The kids got all dressed up for the parties too! It was a long couple of days for them, but they had a lot of fun playing with all the other kids.

This photo was captured by another student, who found this to be a very typical American (in a very French space). This was taken while we were cleaning up.

It was a full weekend with a wonderful celebration of all the ways that God has used this school to teach and send out over 2600 missionaries from over 30 countries to 36 different francophone countries.  God’s work is ongoing and it is so encouraging to be a part of something so much bigger than we  can see.

Réussi

Nous avons réussi nos examens!

We passed our exams!

We are almost halfway through our language training here in France and have progressed on to the next level and also class. We will have another set of exams at the end of June that will determine if we have the necessary fluency in the French language.

It was a full week of testing that covered speaking, pronunciation, reading comprehension, listening, writing, vocabulary, grammar and of course, une dictée (a dictation), which is typically french. The boys have two dictées each week in school.

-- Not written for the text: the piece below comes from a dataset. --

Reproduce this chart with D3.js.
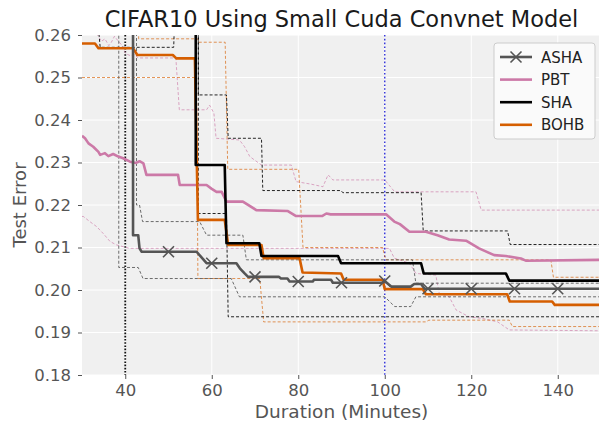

The grammar test was grueling, but the production exams in writing and speaking were also extremely fearsome.

Test Results

Grades in France are usually based out of 20 points. 50% is passing and anything less is failing.  It is acceptable to get 10-11,9/20 (passable). Scoring 12-13,9/20 is pretty good or a C (assez bien) while 14-15,9/20 is good (bien), which is the equivalent of a B and 16-19,9/20 is very good (très bien) or an A grade.

 

Field Trip Chaperone

Brian had the pleasure of being able to go with Josiah to a school field trip last Friday.  Josiah’s class of 4th and 5th graders (CM1 and CM2 here in France) visited a steel mill and a dairy farm to learn about the processing and manufacturing of raw materials here in our region.  It was very informative and I was able to translate much of it for Josiah.  We had a sack lunch (un pique-nique) along the way.  Here are a few pictures:

Very exciting being inside the cow shed. Many of the children didn’t think it smelled very good.

Josiah had to wear safety gear to go into the steel mill.

I also noticed a couple interesting things which probably wouldn’t have happened on an American elementary field trip:

First, the adult chaperones split a bottle of wine with their sack lunch (yes, one of them brought a bottle in their sack lunch).  I was offered some, but declined.

Secondly, one of the children fell (slightly, enough to get his pants dirty) into the area where the cows poop.  The reaction from everyone was mostly a “too bad for you/tant pis pour toi — guess you shouldn’t have done that”.  I would’ve guessed a slightly stronger reaction would’ve happened in the States.